All-to-all corporate bond trading on the rise, report finds

Coalition Greenwich report found that all-to-all anonymous trading accounted for 12% of investment grade corporate bond trading in 2020, up from 8% the year prior.

Anonymous all-to-all trading in corporate bond trading has become increasingly among investors as volumes increased throughout last year, a recent report from Coalition Greenwich has found. 

Statistics from the report revealed that all-to-all trading accounted for 12% of investment grade corporate bond volumes in 2020, up from 8% in the year prior.

All-to-all trading allows the buy- and sell-side to transact anonymously regardless of firm type where asset managers can take on the role of liquidity provider for dealers and each other in what was a revolutionary concept when it was introduced a decade ago.

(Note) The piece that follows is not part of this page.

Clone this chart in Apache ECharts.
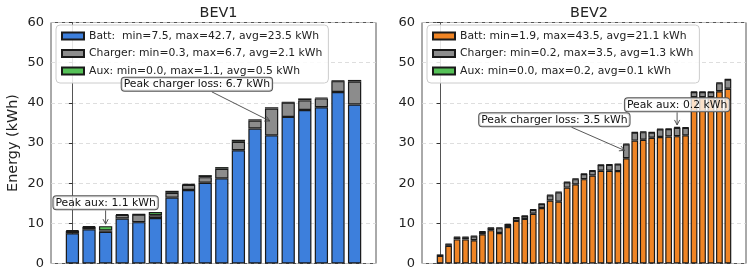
<!DOCTYPE html>
<html>
<head>
<meta charset="utf-8">
<script src="https://cdn.jsdelivr.net/npm/echarts@6/dist/echarts.min.js"></script>
<style>
  html, body { margin: 0; padding: 0; background: #fff; }
  #chart { width: 750px; height: 271px; }
</style>
</head>
<body>
<div id="chart"></div>
<script>
// panel titles
const titles = ['BEV1', 'BEV2']

// BEV1 stacked energy per trip (kWh)
const bev1Batt = [7.5, 8.5, 7.9, 11.2, 10.3, 11.3, 16.4, 18.3, 20.1, 21.2, 28.2, 33.6, 31.9, 36.5, 38.2, 38.9, 42.7, 39.6]
const bev1Charger = [0.6, 0.6, 0.3, 0.9, 1.9, 0.7, 1.2, 1.3, 1.4, 2.4, 2.1, 2.0, 6.7, 3.6, 2.4, 2.2, 2.7, 5.7]
const bev1Aux = [0.2, 0.2, 1.1, 0.2, 0.1, 0.8, 0.5, 0.2, 0.5, 0.4, 0.5, 0.3, 0.3, 0.1, 0.5, 0.2, 0.1, 0.4]

// BEV2 stacked energy per trip (kWh)
const bev2Batt = [1.9, 4.4, 6.0, 6.0, 5.8, 7.3, 8.3, 7.6, 9.1, 10.6, 11.1, 12.4, 13.8, 15.7, 15.4, 18.9, 19.7, 21.0, 21.9, 23.1, 23.1, 23.0, 26.2, 30.6, 30.8, 31.3, 31.5, 31.6, 31.7, 31.9, 41.4, 41.4, 41.4, 42.9, 43.5]
const bev2Charger = [0.2, 0.4, 0.5, 0.5, 1.0, 0.6, 0.5, 1.2, 0.6, 0.8, 0.7, 1.0, 1.0, 1.3, 2.3, 1.3, 1.3, 1.3, 1.2, 1.4, 1.5, 1.7, 3.5, 2.0, 1.9, 1.3, 1.9, 1.9, 2.1, 1.9, 1.3, 1.3, 1.3, 2.0, 2.3]
const bev2Aux = [0.0, 0.1, 0.1, 0.1, 0.1, 0.1, 0.1, 0.1, 0.1, 0.1, 0.1, 0.1, 0.1, 0.1, 0.1, 0.1, 0.1, 0.1, 0.1, 0.1, 0.1, 0.1, 0.1, 0.1, 0.1, 0.1, 0.1, 0.1, 0.2, 0.1, 0.1, 0.1, 0.1, 0.1, 0.1]

// legend labels
const bev1Labels = ['Batt:  min=7.5, max=42.7, avg=23.5 kWh', 'Charger: min=0.3, max=6.7, avg=2.1 kWh', 'Aux: min=0.0, max=1.1, avg=0.5 kWh']
const bev2Labels = ['Batt: min=1.9, max=43.5, avg=21.1 kWh', 'Charger: min=0.2, max=3.5, avg=1.3 kWh', 'Aux: min=0.0, max=0.2, avg=0.1 kWh']

// y ticks
const yMin = 0
const yMax = 60
const yStep = 10

// where the annotation boxes sit, in [bar index, kWh]
const chargerNotePos = [[7.5, 44.6], [13.5, 35.8]]
const auxNotePos = [[2, 15.1], [28, 39.5]]

const panels = [
  { batt: bev1Batt, charger: bev1Charger, aux: bev1Aux, labels: bev1Labels, battColor: '#3d7fdc' },
  { batt: bev2Batt, charger: bev2Charger, aux: bev2Aux, labels: bev2Labels, battColor: '#ef8424' }
]

const FONT = '"DejaVu Sans", sans-serif'
const frames = [
  { left: 51, top: 22.5, width: 325, height: 241 },
  { left: 422, top: 22.5, width: 324, height: 241 }
]

const chart = echarts.init(document.getElementById('chart'), null, { renderer: 'canvas' })

const grids = []
const xAxes = []
const yAxes = []
const series = []
const legends = []
const titleList = []

panels.forEach((p, k) => {
  const f = frames[k]
  const n = p.batt.length
  // matplotlib-like 5% x margins around the bars
  const pad = 0.05 * (n - 0.2)
  const xmin = -0.4 - pad
  const xmax = n - 0.6 + pad
  const pitch = f.width / (xmax - xmin)

  // outer grid: frame, y axis, dashed grid lines
  grids.push({ ...f, show: true, borderColor: '#555', borderWidth: 1, backgroundColor: 'transparent' })
  // inner grid: one category band per bar
  grids.push({ left: f.left + (-0.5 - xmin) * pitch, top: f.top, width: n * pitch, height: f.height })

  xAxes.push({
    gridIndex: 2 * k, type: 'value', min: xmin, max: xmax,
    axisLine: { show: false }, axisTick: { show: false }, axisLabel: { show: false }, splitLine: { show: false }
  })
  xAxes.push({
    gridIndex: 2 * k + 1, type: 'category', data: p.batt.map((v, i) => i),
    axisLine: { show: false }, axisTick: { show: false }, axisLabel: { show: false }, splitLine: { show: false }
  })
  yAxes.push({
    gridIndex: 2 * k, type: 'value', min: yMin, max: yMax, interval: yStep,
    name: k === 0 ? 'Energy (kWh)' : '',
    nameLocation: 'middle', nameGap: 31,
    nameTextStyle: { fontSize: 14.4, fontFamily: FONT, color: '#222' },
    axisLine: { show: true, lineStyle: { color: '#555', width: 1 } },
    axisTick: { show: true, length: 3.5, lineStyle: { color: '#333' } },
    axisLabel: { fontSize: 13, fontFamily: FONT, color: '#222', margin: 7 },
    splitLine: { show: true, lineStyle: { color: '#d6d6d6', type: [4, 3], width: 0.8 } }
  })
  yAxes.push({
    gridIndex: 2 * k + 1, type: 'value', min: yMin, max: yMax, show: false, splitLine: { show: false }
  })

  const parts = [
    { vals: p.batt, color: p.battColor },
    { vals: p.charger, color: '#8c8c8c' },
    { vals: p.aux, color: '#55c157' }
  ]
  parts.forEach((part, j) => {
    series.push({
      name: p.labels[j],
      type: 'bar',
      stack: 'panel' + k,
      xAxisIndex: 2 * k + 1, yAxisIndex: 2 * k + 1,
      barWidth: '80%',
      data: part.vals,
      itemStyle: { color: part.color, borderColor: '#1a1a1a', borderWidth: 1.2 },
      emphasis: { disabled: true }
    })
  })

  legends.push({
    orient: 'vertical',
    left: f.left + 5, top: 25,
    icon: 'rect', itemWidth: 22, itemHeight: 7, itemGap: 5.5,
    padding: [5, 6, 6, 5],
    backgroundColor: 'rgba(255,255,255,0.85)',
    borderColor: '#cccccc', borderWidth: 1, borderRadius: 4,
    selectedMode: false,
    textStyle: { fontSize: 10.8, fontFamily: FONT, color: '#222', lineHeight: 12 },
    data: p.labels
  })

  titleList.push({
    text: titles[k],
    left: f.left + f.width / 2, top: 1,
    textAlign: 'center',
    textStyle: { fontSize: 14.4, fontWeight: 'normal', fontFamily: FONT, color: '#222' }
  })
})

chart.setOption({
  animation: false,
  title: titleList,
  grid: grids,
  xAxis: xAxes,
  yAxis: yAxes,
  legend: legends,
  series
})

// annotation boxes with arrows, placed through the outer axes
const ctx = document.createElement('canvas').getContext('2d')
ctx.font = '10.8px ' + FONT
const graphics = []

function note (k, text, anchor, textPos) {
  const axes = { xAxisIndex: 2 * k, yAxisIndex: 2 * k }
  const a = chart.convertToPixel(axes, anchor)
  const c = chart.convertToPixel(axes, textPos)
  const hw = ctx.measureText(text).width / 2 + 3
  const hh = 7.5
  const dx = a[0] - c[0]
  const dy = a[1] - c[1]
  const t = Math.min(dx ? hw / Math.abs(dx) : Infinity, dy ? hh / Math.abs(dy) : Infinity)
  const s = [c[0] + dx * t, c[1] + dy * t]
  const len = Math.hypot(dx, dy)
  const ux = dx / len
  const uy = dy / len
  const e = [a[0] - ux * 2, a[1] - uy * 2]
  const h1 = [e[0] - ux * 5 - uy * 2.6, e[1] - uy * 5 + ux * 2.6]
  const h2 = [e[0] - ux * 5 + uy * 2.6, e[1] - uy * 5 - ux * 2.6]
  graphics.push({ type: 'polyline', z: 90, shape: { points: [s, e] }, style: { stroke: '#444', lineWidth: 0.9, fill: null } })
  graphics.push({ type: 'polyline', z: 90, shape: { points: [h1, e, h2] }, style: { stroke: '#444', lineWidth: 0.9, fill: null } })
  graphics.push({
    type: 'text', z: 100, x: c[0], y: c[1],
    style: {
      text, font: '10.8px ' + FONT, fill: '#111', align: 'center', verticalAlign: 'middle',
      backgroundColor: 'rgba(255,255,255,0.75)', borderColor: '#555', borderWidth: 1, borderRadius: 3,
      padding: [1, 2, 1, 2]
    }
  })
}

panels.forEach((p, k) => {
  const ci = p.charger.indexOf(Math.max(...p.charger))
  note(k, 'Peak charger loss: ' + p.charger[ci].toFixed(1) + ' kWh', [ci, p.batt[ci] + p.charger[ci] / 2], chargerNotePos[k])
  const ai = p.aux.indexOf(Math.max(...p.aux))
  note(k, 'Peak aux: ' + p.aux[ai].toFixed(1) + ' kWh', [ai, p.batt[ai] + p.charger[ai] + p.aux[ai]], auxNotePos[k])
})

chart.setOption({ graphic: graphics })
</script>
</body>
</html>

The significant spike in the portion of the investment grade corporate bond market traded via all-to-all trading shows a growing comfort from investors in trading anonymously so long as best execution is achieved, said Coalition Greenwich.

“The absolute numbers only tell part of the story,” says Kevin McPartland, head of research in the Coalition Greenwich market structure and technology group and author of the report. “Whereas all-to-all trading was previously available on only a handful of platforms and retail-focused central limit order books (CLOBs), today most of the major platforms have all-to-all activity on the board.”

The report added that investors are now less concerned about the identity of their trading counterparty. The percentage of the 69 US-based investors polled that felt the counterparty to electronic trading “mattered a lot” dropped from 23% in 2019 to just 14% in 2020.

“Relationships still do matter, but execution quality should matter more,” added McPartland.

Market participants also largely feel that this market development is a positive one, with 85% of corporate bond investors agreeing there is true value in the buy-side providing liquidity.

In April last year, MarketAxess revealed that a record number of asset managers acted as liquidity providers on its flagship all-to-all Open Trading platform at the height of the COVID-19 crisis. A record 900 firms provide liquidity during the period, with a majority of 700 being asset managers.